Todo su amor se resume en una cita que tomó del filósofo Gaston Bachelard y que utilizó en su conferencia en La Sorbona: «Primero hay nada, luego una profundidad de nada, luego una profundidad de azul».
Aunque tuvo una formación artística, Yves Klein no se dedicó a crear hasta cumplidos los 25 años. Fue tras su regreso de Japón, donde había logrado el cuarto dan de judo, el más alto de los niveles en Europa. El judo fue su primera relación con el espacio espiritual y dejó una irremediable impronta en su obra.

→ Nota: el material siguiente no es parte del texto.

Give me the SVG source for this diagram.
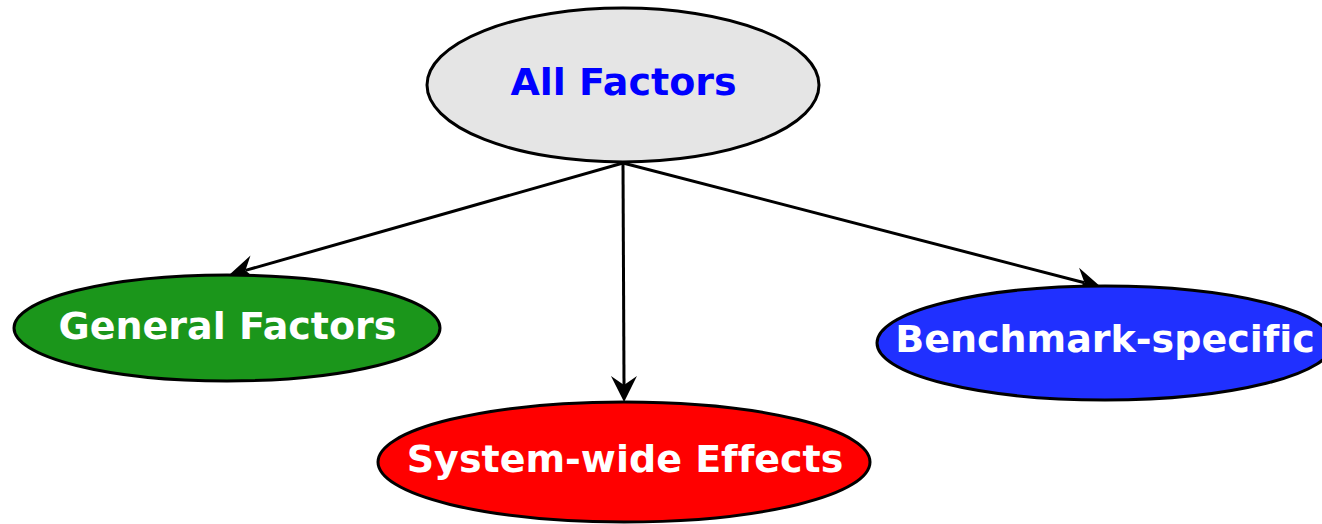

La carrera de Klein fue breve pero intensa. La muerte le pilló creando, con solo 34 años. Acababa de casarse y esperaba un hijo al que no llegó a conocer. Pero, en menos de una década, fue capaz de componer música a través del silencio, de saltar al vacío y capturarlo en una fotografía, de construir una escultura etérea lanzando al aire mil globos azules y de crear su propio movimiento artístico: el Nouveau Réalisme.
El azul ultramar, el tono que fascinó a Yves Klein, se obtenía del lapislázuli, una piedra semipreciosa. Los yacimientos se encontraban sobre todo en Afganistán, por lo que su llegada a Europa se daba a través de largas rutas comerciales de las que se cree que toma su nombre: el azul que viene de más allá del mar.
Por su rareza, su brillantez y el laborioso proceso de extracción, llegó a convertirse en un pigmento más valioso que el oro, reservado solo para las obras más importantes, en especial en contextos religiosos. Cualquier pintura que lo incluyera se elevaba a la categoría de objeto de lujo.
Siglos después, tomando como referencia una versión sintética del azul ultramar, Klein recuperó el legado de este color divino y, con ayuda de la tecnología, creó su propio azul absoluto, el International Klein Blue.